T-shirts are also smart marketing for Atlassian because they make the fashion decision for you — wear a business shirt to work and you need to decide between stripes or plain, tie or no tie, etc. A t-shirt is a t-shirt and a developer can pull one out, tug it on and be one pair of jeans and one pair of shoes away from being ready for work. That’s how stereotypical developers roll.

Atlassian’s newest promotion, playing off the popularity of the iOS/Android game Angry Birds, is wonderful marketing. It plays off a current meme, borrowing from exactly the kind of landing page design that nearly every web business other than Atlassian uses these days. Most importantly, it stacks on the developer in-jokes that only they will truly understand (at least they’ll believe that’s the case).

What is the ‘t-shirt’ of your industry? Perhaps it’s a tie, a type of coffee or even something as seemingly crappy as a mousepad. Anthill Magazine once released a mousepad promoting a mock magazine called ‘Brown Noser’ featuring headlines like, ‘How to agree and get in shape: Start nodding. Yes, yes, yes!’.

According to Anthill’s James Tuckerman, new customers bought the magazine in flocks, just for the mousepad.

Harness a sub-culture

The key to good bait-and-switch marketing (and all subculture marketing) is to make your audience feel like you are peers in the same subculture.

Atlassian’s promotion also articulates this point beautifully. One t-shirt even, I think, takes a clever stab at Mike and his fellow co-founder Scott under “The Founder” (at least, I think it is, after all I’m not a true member of the Atlassian customer subculture). You can’t be peers with Mike and Scott unless they are brought down a couple of pegs.

Finally, this may look like a promotion for plush-toys, mousepads and even Atlassian, but it isn’t. It’s lesson and call to look beyond what you think you sell.

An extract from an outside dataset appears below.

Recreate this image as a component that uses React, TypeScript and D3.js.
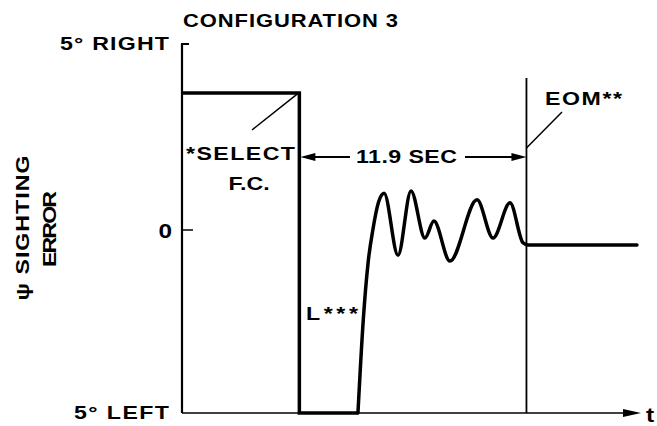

If I were Mike, I’d make sure I had very limited stock of any merchandise, and I’d make it clear that if you’ve missed out, there will be no reprints. You’ll just have to pay closer attention to Atlassian, act faster next time, spend less time considering the purchase decision rationally and get used to making emotional decisions about Atlassian products.

Because Mike’s clever enough to know he’s not selling software, he’s selling emotional reward… in XS, S, M, L, XL and XXL.